Kennedy, by contrast, personally as well as politically believed that he had to hold the line on China. Although often a risk taker, he proved especially cautious when confronting this Cold War dilemma. He feared that Republicans in general, not Eisenhower in particular, would pillory him for a new China policy as they had Harry Truman when he allegedly lost China. Altering the direction of U.S.-China relations did not seem worth the damage to the rest of his foreign and domestic agenda.
Beyond all this, Kennedy did not trust the Chinese. He became obsessed by Beijing’s determination to acquire nuclear weapons and remained suspicious about the authenticity of the Sino-Soviet rift. “A dispute over how to bury the West is no grounds for Western rejoicing,” he warned.13
Ultimately, neither president changed the direction of Sino-American relations, damaging the nation’s reputation as well as laying the country open to repeated threats in Asia. Eisenhower openly complained about the folly of trying to isolate the Chinese. Kennedy only whispered to colleagues that he wished he could follow a different policy. History simply does not support the idea that Eisenhower would have sought to intimidate his successor on China, nor does it suggest that Kennedy could have been so easily unsettled had he genuinely wanted to reinvent China policy.

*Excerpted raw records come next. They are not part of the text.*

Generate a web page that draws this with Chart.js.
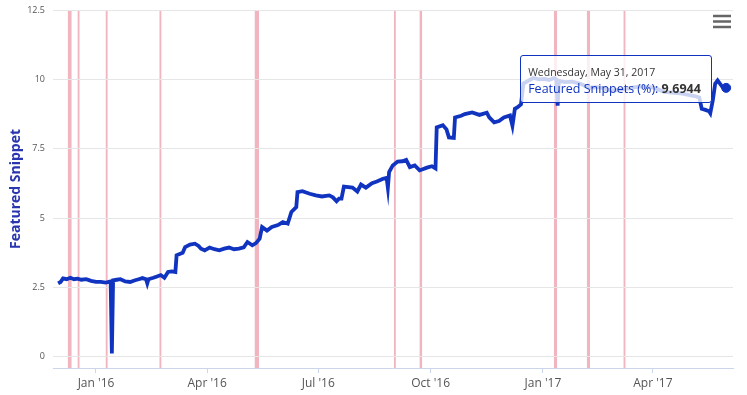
<!DOCTYPE html>
<html>
<head>
<meta charset="utf-8">
<script src="https://cdn.jsdelivr.net/npm/chart.js@4.4.0/dist/chart.umd.min.js"></script>
<style>
  html, body { margin: 0; padding: 0; background: #fff; }
  #wrap { position: relative; width: 747px; height: 395px; }
  #tip {
    position: absolute; display: none; white-space: nowrap;
    background: rgba(255,255,255,0.78); border: 1px solid #1034c0; border-radius: 3px;
    padding: 8px 10px 5px 7px; font-family: "Open Sans", sans-serif; color: #333;
  }
  #tip .t { font-size: 10.5px; line-height: 16px; }
  #tip .b { font-size: 12.5px; line-height: 17px; }
</style>
</head>
<body>
<div id="wrap">
  <canvas id="chart" width="747" height="395"></canvas>
  <div id="tip"></div>
</div>
<script>
const seriesName = "Featured Snippets (%)";
const dates = [
  "2015-12-01","2015-12-03","2015-12-05","2015-12-08","2015-12-11","2015-12-14","2015-12-17","2015-12-20","2015-12-24","2015-12-28",
  "2016-01-01","2016-01-05","2016-01-09","2016-01-13","2016-01-14","2016-01-15","2016-01-18","2016-01-21","2016-01-25","2016-01-29",
  "2016-02-02","2016-02-05","2016-02-08","2016-02-11","2016-02-12","2016-02-13","2016-02-17","2016-02-20","2016-02-23","2016-02-26",
  "2016-02-29","2016-03-03","2016-03-06","2016-03-07","2016-03-10","2016-03-12","2016-03-14","2016-03-18","2016-03-22","2016-03-25",
  "2016-03-27","2016-03-30","2016-04-03","2016-04-07","2016-04-11","2016-04-15","2016-04-19","2016-04-23","2016-04-27","2016-05-01",
  "2016-05-04","2016-05-08","2016-05-11","2016-05-14","2016-05-16","2016-05-20","2016-05-24","2016-05-29","2016-06-02","2016-06-06",
  "2016-06-09","2016-06-13","2016-06-14","2016-06-18","2016-06-24","2016-06-29","2016-07-04","2016-07-10","2016-07-13","2016-07-16",
  "2016-07-18","2016-07-20","2016-07-22","2016-07-29","2016-08-02","2016-08-05","2016-08-09","2016-08-14","2016-08-18","2016-08-23",
  "2016-08-26","2016-08-27","2016-08-28","2016-08-31","2016-09-04","2016-09-08","2016-09-11","2016-09-14","2016-09-18","2016-09-22",
  "2016-09-28","2016-10-02","2016-10-05","2016-10-06","2016-10-11","2016-10-14","2016-10-16","2016-10-20","2016-10-21","2016-10-26",
  "2016-10-29","2016-11-04","2016-11-10","2016-11-16","2016-11-18","2016-11-22","2016-11-26","2016-11-30","2016-12-05","2016-12-07",
  "2016-12-09","2016-12-11","2016-12-14","2016-12-16","2016-12-20","2016-12-24","2016-12-29","2017-01-02","2017-01-06","2017-01-10",
  "2017-01-12","2017-01-13","2017-01-14","2017-01-19","2017-01-25","2017-01-31","2017-02-08","2017-02-16","2017-02-26","2017-03-09",
  "2017-03-21","2017-04-02","2017-04-10","2017-04-23","2017-05-05","2017-05-09","2017-05-11","2017-05-14","2017-05-17","2017-05-18",
  "2017-05-20","2017-05-22","2017-05-24","2017-05-28","2017-05-31"
];
const snippets = [
  2.65, 2.7, 2.83, 2.8, 2.85, 2.8, 2.82, 2.78, 2.8, 2.74,
  2.7, 2.7, 2.68, 2.72, 0.12, 2.76, 2.78, 2.8, 2.72, 2.7,
  2.76, 2.8, 2.84, 2.8, 2.65, 2.8, 2.85, 2.9, 2.95, 2.85,
  3.06, 3.08, 3.06, 3.66, 3.72, 3.75, 3.96, 4.05, 4.08, 4.0,
  3.9, 3.84, 3.94, 3.88, 3.84, 3.9, 3.94, 3.88, 3.9, 3.95,
  4.14, 4.02, 4.1, 4.26, 4.68, 4.55, 4.68, 4.75, 4.86, 4.8,
  5.22, 5.4, 5.94, 5.97, 5.88, 5.82, 5.78, 5.82, 5.75, 5.61,
  5.7, 5.7, 6.14, 6.1, 5.96, 6.21, 6.1, 6.26, 6.32, 6.42,
  6.45, 6.1, 6.66, 6.9, 7.04, 7.05, 7.1, 6.84, 6.9, 6.72,
  6.82, 6.87, 6.79, 8.27, 8.35, 8.2, 7.91, 7.89, 8.63, 8.69,
  8.75, 8.81, 8.72, 8.8, 8.63, 8.45, 8.5, 8.63, 8.7, 8.33,
  8.94, 8.99, 9.1, 9.85, 9.95, 10.05, 10.0, 10.02, 9.98, 10.05,
  10.0, 9.05, 9.95, 9.9, 9.92, 9.85, 9.7, 9.72, 9.6, 9.65,
  9.75, 9.7, 9.55, 9.5, 9.4, 9.35, 8.94, 8.9, 8.85, 8.78,
  9.23, 9.84, 9.96, 9.72, 9.6944
];
// update bands (start / end)
const bandStarts = ["2015-12-09","2015-12-17","2016-01-09","2016-02-22","2016-05-10","2016-09-01","2016-09-22","2017-01-10","2017-02-06","2017-03-08"];
const bandEnds   = ["2015-12-12","2015-12-18.5","2016-01-10.5","2016-02-23.5","2016-05-13.5","2016-09-02.5","2016-09-24","2017-01-12.5","2017-02-08.5","2017-03-09.5"];
const tickDates  = ["2016-01-01","2016-04-01","2016-07-01","2016-10-01","2017-01-01","2017-04-01"];
const tickLabels = ["Jan '16","Apr '16","Jul '16","Oct '16","Jan '17","Apr '17"];
const yTicks = [0, 2.5, 5, 7.5, 10, 12.5];

const lineColor = "#1034c0";
const origin = Date.parse("2016-01-01");
function day(s) {
  const parts = s.split(".");
  const frac = parts.length > 1 ? Number("0." + parts[1]) : 0;
  return (Date.parse(parts[0]) - origin) / 864e5 + frac;
}

const bandsPlugin = {
  id: "bands",
  beforeDraw(chart) {
    const {ctx, chartArea, scales: {x}} = chart;
    ctx.save();
    ctx.fillStyle = "rgba(225, 90, 115, 0.45)";
    bandStarts.forEach((s, i) => {
      const x1 = x.getPixelForValue(day(s));
      const x2 = x.getPixelForValue(day(bandEnds[i]));
      ctx.fillRect(x1, chartArea.top, Math.max(x2 - x1, 1.5), chartArea.bottom - chartArea.top);
    });
    ctx.restore();
  }
};

const menuPlugin = {
  id: "menu",
  afterDraw(chart) {
    const ctx = chart.ctx;
    ctx.save();
    ctx.strokeStyle = "#666";
    ctx.lineWidth = 2.5;
    [16, 21.5, 27].forEach(y => {
      ctx.beginPath();
      ctx.moveTo(713, y);
      ctx.lineTo(731, y);
      ctx.stroke();
    });
    ctx.restore();
  }
};

function longDate(s) {
  return new Date(Date.parse(s)).toLocaleDateString("en-US", {
    weekday: "long", month: "long", day: "numeric", year: "numeric", timeZone: "UTC"
  });
}

const chart = new Chart(document.getElementById("chart"), {
  type: "line",
  data: {
    datasets: [{
      label: seriesName,
      data: dates.map((d, i) => ({x: day(d), y: snippets[i]})),
      borderColor: lineColor,
      backgroundColor: lineColor,
      borderWidth: 3.8,
      pointRadius: 0,
      pointHoverRadius: 4.5,
      pointHoverBorderWidth: 1,
      pointHoverBackgroundColor: lineColor,
      pointHoverBorderColor: lineColor,
      tension: 0
    }]
  },
  options: {
    responsive: false,
    animation: false,
    events: [],
    layout: {padding: {top: 10, right: 14, left: 0, bottom: 0}},
    plugins: {
      legend: {display: false},
      tooltip: {
        enabled: false,
        external: ({tooltip}) => {
          const el = document.getElementById("tip");
          if (!tooltip.dataPoints || !tooltip.dataPoints.length) { el.style.display = "none"; return; }
          const i = tooltip.dataPoints[0].dataIndex;
          el.innerHTML = '<div class="t">' + longDate(dates[i]) + '</div>' +
            '<div class="b"><span style="color:' + lineColor + '">' + seriesName + ': </span><b>' + snippets[i] + '</b></div>';
          el.style.display = "block";
          el.style.left = (tooltip.caretX - el.offsetWidth - 14) + "px";
          el.style.top = (tooltip.caretY - 33) + "px";
        }
      }
    },
    scales: {
      x: {
        type: "linear",
        min: -35.2,
        max: 521.6,
        afterBuildTicks: s => { s.ticks = tickDates.map(d => ({value: day(d)})); },
        afterFit: s => { s.height = 27; },
        grid: {drawOnChartArea: false, drawTicks: true, tickLength: 5, color: "#ccd6eb"},
        border: {color: "#ccd6eb"},
        ticks: {
          padding: 3,
          maxRotation: 0,
          color: "#555",
          font: {family: "Open Sans", size: 12},
          callback: (v, i) => tickLabels[i]
        }
      },
      y: {
        min: -0.4,
        max: 12.5,
        afterBuildTicks: s => { s.ticks = yTicks.map(v => ({value: v})); },
        afterFit: s => { s.width = 53; s.paddingTop = 0; s.paddingBottom = 0; },
        grid: {color: "#e6e6e6", drawTicks: false},
        border: {display: false},
        ticks: {
          padding: 8,
          color: "#555",
          font: {family: "Open Sans", size: 9},
          callback: v => v
        },
        title: {
          display: true,
          text: "Featured Snippet",
          color: "#2a35b0",
          padding: {top: 8, bottom: 0},
          font: {family: "Open Sans", size: 14, weight: "bold"}
        }
      }
    }
  },
  plugins: [bandsPlugin, menuPlugin]
});

const last = snippets.length - 1;
const pt = chart.getDatasetMeta(0).data[last];
chart.setActiveElements([{datasetIndex: 0, index: last}]);
chart.tooltip.setActiveElements([{datasetIndex: 0, index: last}], {x: pt.x, y: pt.y});
chart.update("none");
</script>
</body>
</html>
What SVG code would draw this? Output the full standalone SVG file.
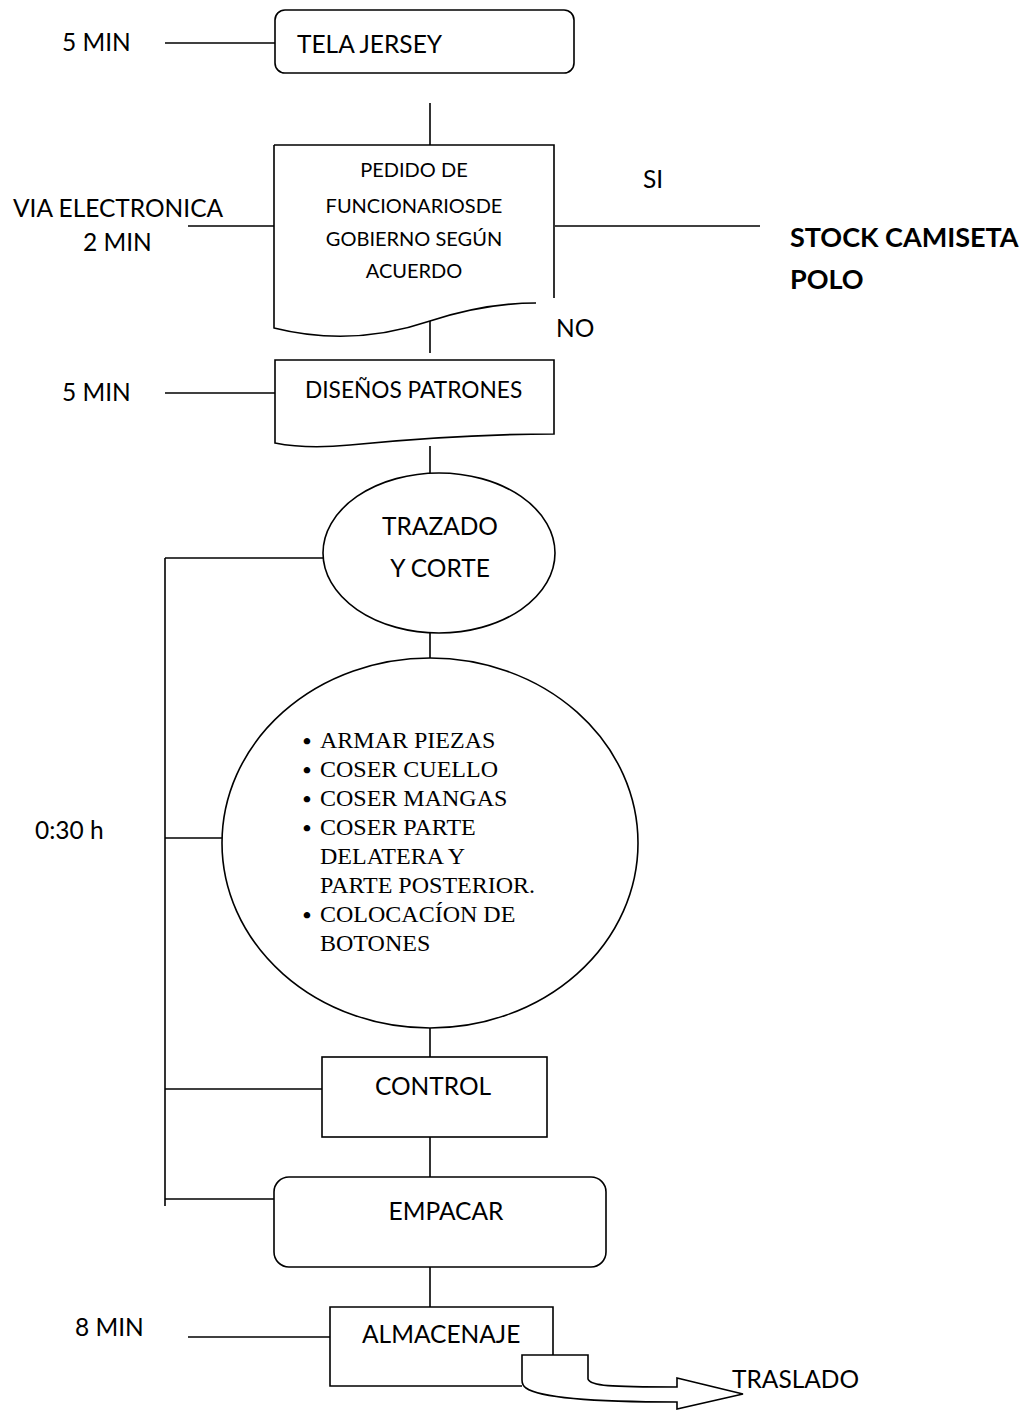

The conclusion to be drawn is that the episode either did not happen, or misunderstanding and miscommunication made the exchange between Eisenhower and Kennedy something that it had not been. Perhaps Clark Clifford wanted to excuse Kennedy or blame Eisenhower for bad policy choices on China.14 As a result, false assumptions about China policy discussed on January 19, 1960, have colored interpretations of the Eisenhower years and Kennedy’s presidency. These are errors that this volume seeks to correct, using new sources from the Chinese and American sides as well as different perspectives on the people and events of the period.